--- Recorded data ---

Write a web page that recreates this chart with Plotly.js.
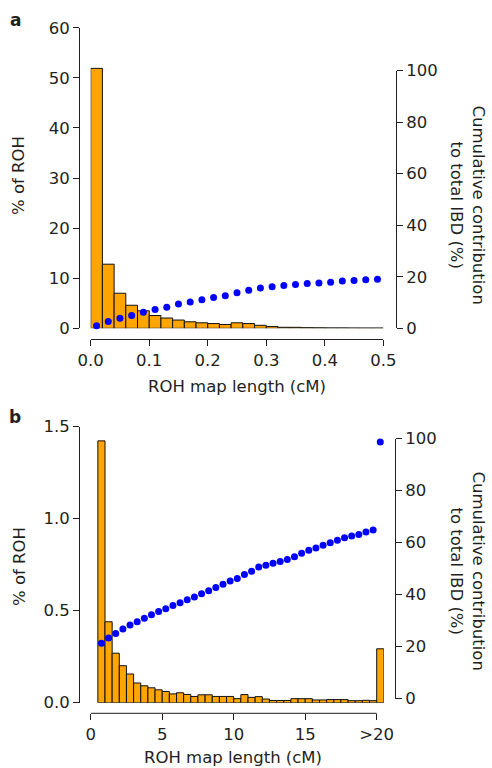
<!DOCTYPE html>
<html>
<head>
<meta charset="utf-8">
<script src="https://cdn.plot.ly/plotly-3.0.1.min.js"></script>
<style>html,body{margin:0;padding:0;background:#fff;}#chart{width:492px;height:768px;}</style>
</head>
<body>
<div id="chart"></div>
<script>
// ---------- Panel a data ----------
const binCentersA = [0.01,0.03,0.05,0.07,0.09,0.11,0.13,0.15,0.17,0.19,0.21,0.23,0.25,0.27,0.29,0.31,0.33,0.35,0.37,0.39,0.41,0.43,0.45,0.47,0.49];
const pctRohA = [51.9,12.8,7.0,4.6,3.5,2.55,2.05,1.65,1.3,1.1,0.95,0.75,1.1,0.95,0.6,0.35,0.2,0.2,0.12,0.1,0.08,0.08,0.06,0.05,0.05];
const cumIbdA = [1.0,2.6,3.9,5.0,6.2,7.3,8.2,9.4,10.2,11.1,11.9,12.6,13.8,14.8,15.6,16.1,16.6,17.0,17.4,17.6,17.9,18.3,18.5,18.8,19.0];
const xTicksA = [0,0.1,0.2,0.3,0.4,0.5];
const yTicksA = [0,10,20,30,40,50,60];

// ---------- Panel b data ----------
const binCentersB = [0.75,1.25,1.75,2.25,2.75,3.25,3.75,4.25,4.75,5.25,5.75,6.25,6.75,7.25,7.75,8.25,8.75,9.25,9.75,10.25,10.75,11.25,11.75,12.25,12.75,13.25,13.75,14.25,14.75,15.25,15.75,16.25,16.75,17.25,17.75,18.25,18.75,19.25,19.75,20.25];
const pctRohB = [1.423,0.44,0.269,0.201,0.156,0.107,0.092,0.081,0.070,0.061,0.048,0.054,0.045,0.034,0.043,0.043,0.034,0.034,0.034,0.022,0.044,0.029,0.033,0.020,0.012,0.012,0.012,0.022,0.022,0.022,0.015,0.015,0.017,0.017,0.017,0.011,0.011,0.013,0.011,0.293];
const cumIbdB = [21.3,23.3,25.1,26.8,28.3,29.6,30.9,32.3,33.5,34.6,35.8,36.9,38.1,39.1,40.4,41.5,42.8,44.0,45.3,46.2,47.8,49.0,50.7,51.3,52.1,52.8,53.5,54.6,55.9,57.1,58.0,59.0,60.0,60.9,61.9,62.6,63.2,64.1,64.9,98.7];
const xTicksB = [0,5,10,15,20];
const xTickTextB = ['0','5','10','15','>20'];
const yTicksB = [0,0.5,1.0,1.5];
const yTicksIbd = [0,20,40,60,80,100];

const binWidthA = 0.02, binWidthB = 0.5;

// ---------- layout helpers (pixel -> paper) ----------
const W = 492, H = 768;
const fx = p => p / W;
const fy = p => 1 - p / H;

const INK = '#231f20';
const FONT = 'DejaVu Sans, Open Sans, sans-serif';
const tickFont = {family: FONT, size: 16.5, color: INK};
const TITLE = 16.5;

function axisBase(extra) {
  return Object.assign({
    showgrid: false, zeroline: false, showline: true,
    linecolor: INK, linewidth: 1,
    ticks: 'outside', ticklen: 6, tickwidth: 1, tickcolor: INK,
    tickfont: tickFont, anchor: 'free', fixedrange: true
  }, extra);
}

const barStyle = {color: '#FFA500', line: {color: '#111', width: 1}};
const dotStyle = {color: '#0000FF', size: 7, line: {width: 0}};

const traces = [
  {type: 'bar', x: binCentersA, y: pctRohA, width: binCentersA.map(() => binWidthA),
   xaxis: 'x', yaxis: 'y', marker: barStyle, hoverinfo: 'skip'},
  {type: 'scatter', mode: 'markers', x: binCentersA, y: cumIbdA,
   xaxis: 'x', yaxis: 'y2', marker: dotStyle, cliponaxis: false, hoverinfo: 'skip'},
  {type: 'bar', x: binCentersB, y: pctRohB, width: binCentersB.map(() => binWidthB),
   xaxis: 'x3', yaxis: 'y3', marker: barStyle, hoverinfo: 'skip'},
  {type: 'scatter', mode: 'markers', x: binCentersB, y: cumIbdB,
   xaxis: 'x3', yaxis: 'y4', marker: dotStyle, cliponaxis: false, hoverinfo: 'skip'}
];

const pxPerCmB = 14.3;
const layout = {
  width: W, height: H,
  margin: {l: 0, r: 0, t: 0, b: 0, pad: 0},
  paper_bgcolor: '#fff', plot_bgcolor: 'rgba(0,0,0,0)',
  showlegend: false, bargap: 0,
  font: {family: FONT, color: INK},
  xaxis: axisBase({domain: [fx(90.7), fx(383.3)], range: [0, 0.5], position: fy(339.3),
    tickvals: xTicksA, tickformat: '.1f'}),
  yaxis: axisBase({domain: [fy(328.3), fy(27.8)], range: [0, 60], position: fx(79),
    tickvals: yTicksA}),
  yaxis2: axisBase({domain: [fy(328.3), fy(70.5)], range: [0, 100], position: fx(396),
    side: 'right', tickvals: yTicksIbd}),
  xaxis3: axisBase({domain: [fx(90.7), fx(90.7 + 20.5 * pxPerCmB)], range: [0, 20.5], position: fy(713.3),
    showline: false, tickvals: xTicksB, ticktext: xTickTextB}),
  yaxis3: axisBase({domain: [fy(702.7), fy(426.7)], range: [0, 1.5], position: fx(79),
    tickvals: yTicksB, tickformat: '.1f'}),
  yaxis4: axisBase({domain: [fy(698.7), fy(438.7)], range: [0, 100], position: fx(395),
    side: 'right', tickvals: yTicksIbd}),
  shapes: [
    {type: 'line', xref: 'x3', yref: 'paper', x0: xTicksB[0], x1: xTicksB[xTicksB.length - 1],
     y0: fy(713.3), y1: fy(713.3), line: {color: INK, width: 1}}
  ],
  annotations: [
    {text: '<b>a</b>', x: fx(15), y: fy(20), font: {size: 17}},
    {text: '<b>b</b>', x: fx(15), y: fy(417), font: {size: 17}},
    {text: '% of ROH', x: fx(19), y: fy(176), textangle: -90},
    {text: '% of ROH', x: fx(19), y: fy(567), textangle: -90},
    {text: 'Cumulative contribution<br>to total IBD (%)', x: fx(467.5), y: fy(205), textangle: 90},
    {text: 'Cumulative contribution<br>to total IBD (%)', x: fx(467.5), y: fy(571), textangle: 90},
    {text: 'ROH map length (cM)', x: fx(237), y: fy(386)},
    {text: 'ROH map length (cM)', x: fx(233), y: fy(757)}
  ].map(a => Object.assign({xref: 'paper', yref: 'paper', showarrow: false,
    xanchor: 'center', yanchor: 'middle'}, a,
    {font: Object.assign({family: FONT, color: INK, size: TITLE}, a.font || {})}))
};

Plotly.newPlot('chart', traces, layout, {staticPlot: true, displayModeBar: false});
</script>
</body>
</html>
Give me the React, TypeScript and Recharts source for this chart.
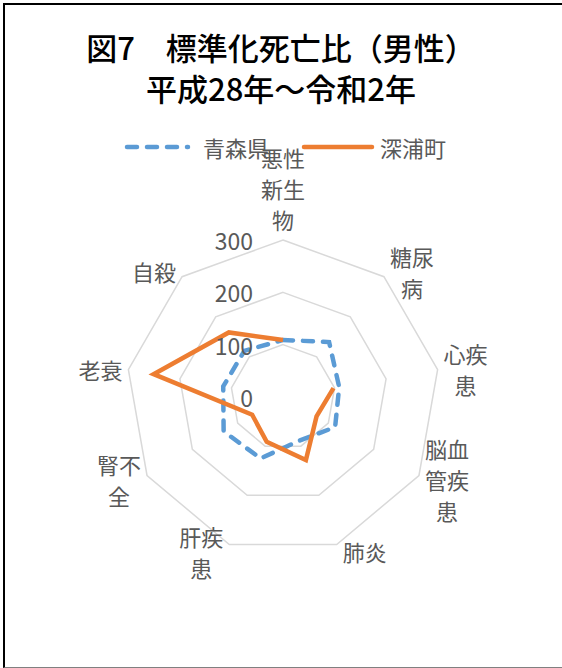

---

> **Directions**: Output all of the records exactly as they appear above, but not the pictures.

> **Result below**:
Write a web page that recreates this chart with Plotly.js.
<!DOCTYPE html>
<html>
<head>
<meta charset="utf-8">
<script src="https://cdn.plot.ly/plotly-3.0.1.min.js"></script>
<style>html,body{margin:0;padding:0;background:#fff;}#chart{width:492px;height:768px;}</style>
</head>
<body>
<div id="chart"></div>
<script>
// ---------- Panel a data ----------
const binCentersA = [0.01,0.03,0.05,0.07,0.09,0.11,0.13,0.15,0.17,0.19,0.21,0.23,0.25,0.27,0.29,0.31,0.33,0.35,0.37,0.39,0.41,0.43,0.45,0.47,0.49];
const pctRohA = [51.9,12.8,7.0,4.6,3.5,2.55,2.05,1.65,1.3,1.1,0.95,0.75,1.1,0.95,0.6,0.35,0.2,0.2,0.12,0.1,0.08,0.08,0.06,0.05,0.05];
const cumIbdA = [1.0,2.6,3.9,5.0,6.2,7.3,8.2,9.4,10.2,11.1,11.9,12.6,13.8,14.8,15.6,16.1,16.6,17.0,17.4,17.6,17.9,18.3,18.5,18.8,19.0];
const xTicksA = [0,0.1,0.2,0.3,0.4,0.5];
const yTicksA = [0,10,20,30,40,50,60];

// ---------- Panel b data ----------
const binCentersB = [0.75,1.25,1.75,2.25,2.75,3.25,3.75,4.25,4.75,5.25,5.75,6.25,6.75,7.25,7.75,8.25,8.75,9.25,9.75,10.25,10.75,11.25,11.75,12.25,12.75,13.25,13.75,14.25,14.75,15.25,15.75,16.25,16.75,17.25,17.75,18.25,18.75,19.25,19.75,20.25];
const pctRohB = [1.423,0.44,0.269,0.201,0.156,0.107,0.092,0.081,0.070,0.061,0.048,0.054,0.045,0.034,0.043,0.043,0.034,0.034,0.034,0.022,0.044,0.029,0.033,0.020,0.012,0.012,0.012,0.022,0.022,0.022,0.015,0.015,0.017,0.017,0.017,0.011,0.011,0.013,0.011,0.293];
const cumIbdB = [21.3,23.3,25.1,26.8,28.3,29.6,30.9,32.3,33.5,34.6,35.8,36.9,38.1,39.1,40.4,41.5,42.8,44.0,45.3,46.2,47.8,49.0,50.7,51.3,52.1,52.8,53.5,54.6,55.9,57.1,58.0,59.0,60.0,60.9,61.9,62.6,63.2,64.1,64.9,98.7];
const xTicksB = [0,5,10,15,20];
const xTickTextB = ['0','5','10','15','>20'];
const yTicksB = [0,0.5,1.0,1.5];
const yTicksIbd = [0,20,40,60,80,100];

const binWidthA = 0.02, binWidthB = 0.5;

// ---------- layout helpers (pixel -> paper) ----------
const W = 492, H = 768;
const fx = p => p / W;
const fy = p => 1 - p / H;

const INK = '#231f20';
const FONT = 'DejaVu Sans, Open Sans, sans-serif';
const tickFont = {family: FONT, size: 16.5, color: INK};
const TITLE = 16.5;

function axisBase(extra) {
  return Object.assign({
    showgrid: false, zeroline: false, showline: true,
    linecolor: INK, linewidth: 1,
    ticks: 'outside', ticklen: 6, tickwidth: 1, tickcolor: INK,
    tickfont: tickFont, anchor: 'free', fixedrange: true
  }, extra);
}

const barStyle = {color: '#FFA500', line: {color: '#111', width: 1}};
const dotStyle = {color: '#0000FF', size: 7, line: {width: 0}};

const traces = [
  {type: 'bar', x: binCentersA, y: pctRohA, width: binCentersA.map(() => binWidthA),
   xaxis: 'x', yaxis: 'y', marker: barStyle, hoverinfo: 'skip'},
  {type: 'scatter', mode: 'markers', x: binCentersA, y: cumIbdA,
   xaxis: 'x', yaxis: 'y2', marker: dotStyle, cliponaxis: false, hoverinfo: 'skip'},
  {type: 'bar', x: binCentersB, y: pctRohB, width: binCentersB.map(() => binWidthB),
   xaxis: 'x3', yaxis: 'y3', marker: barStyle, hoverinfo: 'skip'},
  {type: 'scatter', mode: 'markers', x: binCentersB, y: cumIbdB,
   xaxis: 'x3', yaxis: 'y4', marker: dotStyle, cliponaxis: false, hoverinfo: 'skip'}
];

const pxPerCmB = 14.3;
const layout = {
  width: W, height: H,
  margin: {l: 0, r: 0, t: 0, b: 0, pad: 0},
  paper_bgcolor: '#fff', plot_bgcolor: 'rgba(0,0,0,0)',
  showlegend: false, bargap: 0,
  font: {family: FONT, color: INK},
  xaxis: axisBase({domain: [fx(90.7), fx(383.3)], range: [0, 0.5], position: fy(339.3),
    tickvals: xTicksA, tickformat: '.1f'}),
  yaxis: axisBase({domain: [fy(328.3), fy(27.8)], range: [0, 60], position: fx(79),
    tickvals: yTicksA}),
  yaxis2: axisBase({domain: [fy(328.3), fy(70.5)], range: [0, 100], position: fx(396),
    side: 'right', tickvals: yTicksIbd}),
  xaxis3: axisBase({domain: [fx(90.7), fx(90.7 + 20.5 * pxPerCmB)], range: [0, 20.5], position: fy(713.3),
    showline: false, tickvals: xTicksB, ticktext: xTickTextB}),
  yaxis3: axisBase({domain: [fy(702.7), fy(426.7)], range: [0, 1.5], position: fx(79),
    tickvals: yTicksB, tickformat: '.1f'}),
  yaxis4: axisBase({domain: [fy(698.7), fy(438.7)], range: [0, 100], position: fx(395),
    side: 'right', tickvals: yTicksIbd}),
  shapes: [
    {type: 'line', xref: 'x3', yref: 'paper', x0: xTicksB[0], x1: xTicksB[xTicksB.length - 1],
     y0: fy(713.3), y1: fy(713.3), line: {color: INK, width: 1}}
  ],
  annotations: [
    {text: '<b>a</b>', x: fx(15), y: fy(20), font: {size: 17}},
    {text: '<b>b</b>', x: fx(15), y: fy(417), font: {size: 17}},
    {text: '% of ROH', x: fx(19), y: fy(176), textangle: -90},
    {text: '% of ROH', x: fx(19), y: fy(567), textangle: -90},
    {text: 'Cumulative contribution<br>to total IBD (%)', x: fx(467.5), y: fy(205), textangle: 90},
    {text: 'Cumulative contribution<br>to total IBD (%)', x: fx(467.5), y: fy(571), textangle: 90},
    {text: 'ROH map length (cM)', x: fx(237), y: fy(386)},
    {text: 'ROH map length (cM)', x: fx(233), y: fy(757)}
  ].map(a => Object.assign({xref: 'paper', yref: 'paper', showarrow: false,
    xanchor: 'center', yanchor: 'middle'}, a,
    {font: Object.assign({family: FONT, color: INK, size: TITLE}, a.font || {})}))
};

Plotly.newPlot('chart', traces, layout, {staticPlot: true, displayModeBar: false});
</script>
</body>
</html>
Give me the React, TypeScript and Recharts source for this chart.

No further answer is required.